Policy makers, educators and administrators, if they desire to “combat” ragging I suggest, would need to seriously re-consider the objectives of our educational system, beyond reforming it to overcome the problem of large numbers of educated but unemployed youth. Matching employment opportunities with appropriate types of learning, skills and crafts is undoubtedly a nationally felt need. However, acquiring a marketable skill or the knowledge of a craft is hardly synonymous with education in its basic sense, the primary object of which is to nurture good citizens, i.e. those who could discriminately think for themselves in taking part in the life of the collective. The examination-oriented, competitive, monotonous educational system that we have is geared to inculcating the capacity to collect information and opinions and to regurgitate these in an examination. A teacher can cover up her/his inadequacies by enforcing conformity with convention, wisdom or received knowledge instead of promoting creativity. Our educational system offers little scope for the cultivation of creative imagination which is essential for citizens with a concern for the world in which they live.
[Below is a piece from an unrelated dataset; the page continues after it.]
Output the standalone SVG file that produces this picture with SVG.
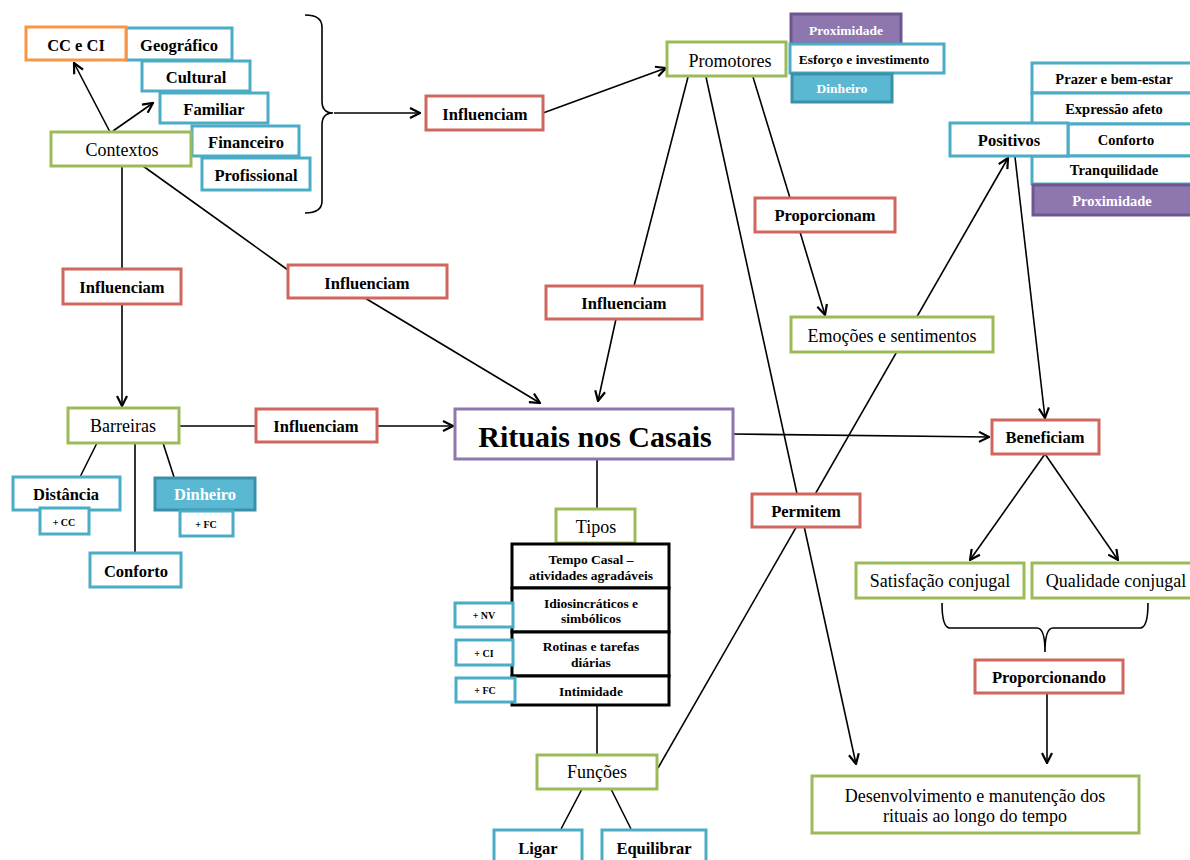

The child whose creative imagination is aroused and cultivated tends to tease his/her own mind to bring out its creativity, rather than ragging others to humiliate and harass them.
Such a conception of education, I would argue, together with Martha Nussbaum (Love’s Knowledge), should lead to the recognition that “the core of this education will be found in the studies that we now call “the humanities”. There involve the study of human life through works of art and literature, through the study of history, and through humanistic forms of social inquiry.”